Republishing Public Domain Works
Q. If I republish a public domain work, can I copyright the new version?
A. No, not unless you add new original material.
Public domain works are anything NOT protected by copyright. Such works may be used freely by anyone without permission from the author. The numerous changes Congress has made to the term of copyright duration, however, have made it difficult to determine the copyright status of a work. There are different standards for literary works, photographs, sound recordings, and foreign works. In sum, the rules — once simple — have become complex to a ludicrous degree. (I have written about this in previous columns.)
After a book (or any copyrighted work, such as music, or art) is in the public domain, it cannot be pulled back into copyright status by republication. You may, however, copy, translate, republish it, even add new material to create new works. The new work would become a work derived from the original.
A derivative work is a work based on one or more already existing, underlying works. Common examples are writing a screenplay based on a novel, recording an audio version of the novel, or translating the novel into another language. A work that has fallen into the public domain also is an underlying “work” from which derivative works can be created.
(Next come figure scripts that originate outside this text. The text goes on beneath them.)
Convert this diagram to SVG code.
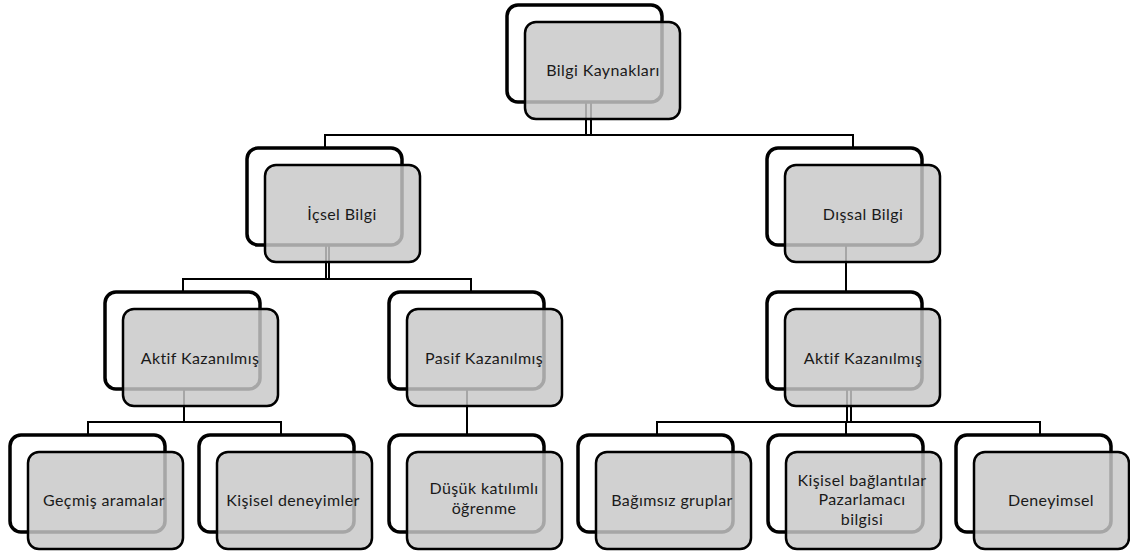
<svg xmlns="http://www.w3.org/2000/svg" width="1130" height="556" viewBox="0 0 1130 556">
<style>
.back{fill:#ffffff;stroke:#000;stroke-width:3.5}
.front{fill:#c8c8c8;fill-opacity:0.83;stroke:#000;stroke-width:2.5}
.conn line{stroke:#000;stroke-width:2}
text{font-family:Lato,"Open Sans","Liberation Sans",sans-serif;font-size:16px;letter-spacing:0.4px;fill:#1a1a1a;text-anchor:middle}
</style>
<defs>
<rect id="b" width="155" height="97" rx="11" class="back"/>
<rect id="f" width="155" height="97" rx="11" class="front"/>
</defs>
<rect width="1130" height="556" fill="#fff"/>
<g id="connectors" class="conn">
<line x1="586" y1="100" x2="586" y2="135"/><line x1="591" y1="100" x2="591" y2="135"/>
<line x1="324" y1="135" x2="854" y2="135"/>
<line x1="325" y1="135" x2="325" y2="148"/><line x1="853" y1="135" x2="853" y2="148"/>
<line x1="326" y1="244" x2="326" y2="279"/><line x1="329" y1="244" x2="329" y2="279"/>
<line x1="182" y1="279" x2="472" y2="279"/>
<line x1="183" y1="279" x2="183" y2="292"/><line x1="471" y1="279" x2="471" y2="292"/>
<line x1="846" y1="244" x2="846" y2="292"/>
<line x1="184" y1="388" x2="184" y2="422"/>
<line x1="87" y1="422" x2="282" y2="422"/>
<line x1="88" y1="422" x2="88" y2="435"/><line x1="281" y1="422" x2="281" y2="435"/>
<line x1="467" y1="388" x2="467" y2="435"/>
<line x1="847" y1="388" x2="847" y2="422"/><line x1="851" y1="388" x2="851" y2="422"/>
<line x1="656" y1="422" x2="1041" y2="422"/>
<line x1="657" y1="422" x2="657" y2="435"/><line x1="846" y1="422" x2="846" y2="435"/><line x1="1040" y1="422" x2="1040" y2="435"/>
</g>
<g id="n-root"><use href="#b" x="507" y="5"/><use href="#f" x="525" y="22"/><text x="603" y="76">Bilgi Kaynakları</text></g>
<g id="n-icsel"><use href="#b" x="247" y="148"/><use href="#f" x="265" y="165"/><text x="342" y="220">İçsel Bilgi</text></g>
<g id="n-dissal"><use href="#b" x="767" y="148"/><use href="#f" x="785" y="165"/><text x="863" y="220">Dışsal Bilgi</text></g>
<g id="n-aktif1"><use href="#b" x="105" y="292"/><use href="#f" x="123" y="309"/><text x="200" y="364">Aktif Kazanılmış</text></g>
<g id="n-pasif"><use href="#b" x="389" y="292"/><use href="#f" x="407" y="309"/><text x="484" y="364">Pasif Kazanılmış</text></g>
<g id="n-aktif2"><use href="#b" x="767" y="292"/><use href="#f" x="785" y="309"/><text x="863" y="364">Aktif Kazanılmış</text></g>
<g id="n-gecmis"><use href="#b" x="10" y="435"/><use href="#f" x="28" y="452"/><text x="104" y="506">Geçmiş aramalar</text></g>
<g id="n-kisiseldeneyim"><use href="#b" x="199" y="435"/><use href="#f" x="217" y="452"/><text x="293" y="506">Kişisel deneyimler</text></g>
<g id="n-dusuk"><use href="#b" x="389" y="435"/><use href="#f" x="407" y="452"/><text x="484" y="494">Düşük katılımlı</text><text x="484" y="514">öğrenme</text></g>
<g id="n-bagimsiz"><use href="#b" x="578" y="435"/><use href="#f" x="596" y="452"/><text x="672" y="506">Bağımsız gruplar</text></g>
<g id="n-kisiselbag"><use href="#b" x="768" y="435"/><use href="#f" x="786" y="452"/><text x="862" y="485.5">Kişisel bağlantılar</text><text x="862" y="505">Pazarlamacı</text><text x="862" y="524.5">bilgisi</text></g>
<g id="n-deneyimsel"><use href="#b" x="956" y="435"/><use href="#f" x="974" y="452"/><text x="1051" y="506">Deneyimsel</text></g>
</svg>
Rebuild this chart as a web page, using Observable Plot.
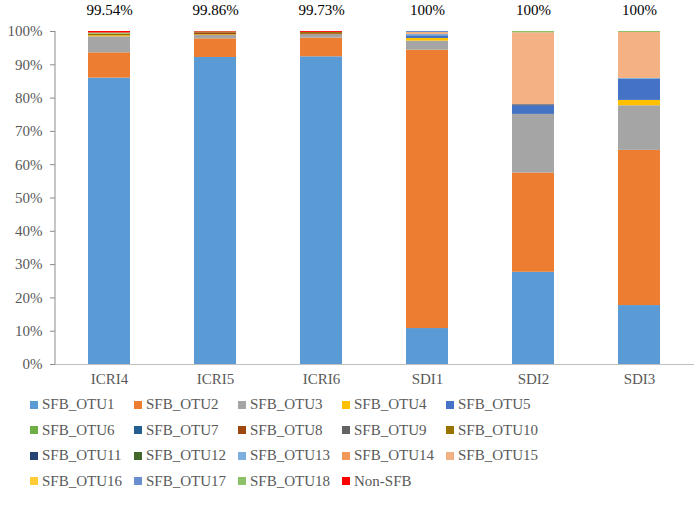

The new material you add is subject to copyright, provided that additional material, standing on its own is an expression of an original idea or thought, not a minor revision or change. The copyright in a derivative work covers only the additions, changes, or other new material appearing for the first time in the work, but the copyright in the derivative work will not extend to the public domain material, and the use of the public domain material in a derivative work remains free for anyone else to use.
And be careful: as noted, you can copy the original public domain material the derivative work is based on, but not any new material someone else has added. For example, if someone else wrote a screenplay based upon Mark Twain’s Huckleberry Finn, you could copy the novel but not the new dialog and scenes. The new material would be under that person’s copyright.
This question is especially timely because under the terms of the “Sonny Bono” copyright legislation, enacted in 1998, many wonderful books originally published in 1923 fell into the public domain on January 1, 2019. Wikipedia’s editors have compiled a very nice list of books published in 1923 at https://bit.ly/2VqUhFg. These books now are in the public domain:
- Willa Cather – A Lost Lady
- Agatha Christie – The Murder on the Links
- Joseph Conrad – The Rover
- Kahlil Gibran – The Prophet
- Ernest Hemingway – Three Stories and Ten Poems
- Hermann Hesse – Demian (first English-language edition)
- Aldous Huxley – Antic Hay
- H. Lawrence
- Kangaroo
- The Fox, The Captain’s Doll, The Ladybird: Three Novellas
- Katherine Mansfield – The Doves’ Nest and Other Stories (short stories, published posthumously)
- Liam O’Flaherty – Thy Neighbour’s Wife
- Marcel Proust – The Prisoner
- Dorothy L. Sayers – Whose Body?
- Alexei Tolstoy – Aelita
- Jules Verne (died 1905) (first English-language editions)
- The Castaways of the Flag
- The Lighthouse at the End of the World (largely attributed to Michel Verne)
- G. Wells – Men Like Gods
- Edith Wharton – A Son at the Front
- William Carlos Williams – The Great American Novel
- G. Wodehouse
- The Inimitable Jeeves
- Leave It to Psmith
- Virginia Woolf – “Mrs Dalloway in Bond Street”
- Also Works by Jane Austen, Jorge Luis Borges, Mikhail Bulgakov, Winston Churchill, G.K. Chesterton, Joseph Conrad, Zane Grey, and Edgar Rice Burroughs.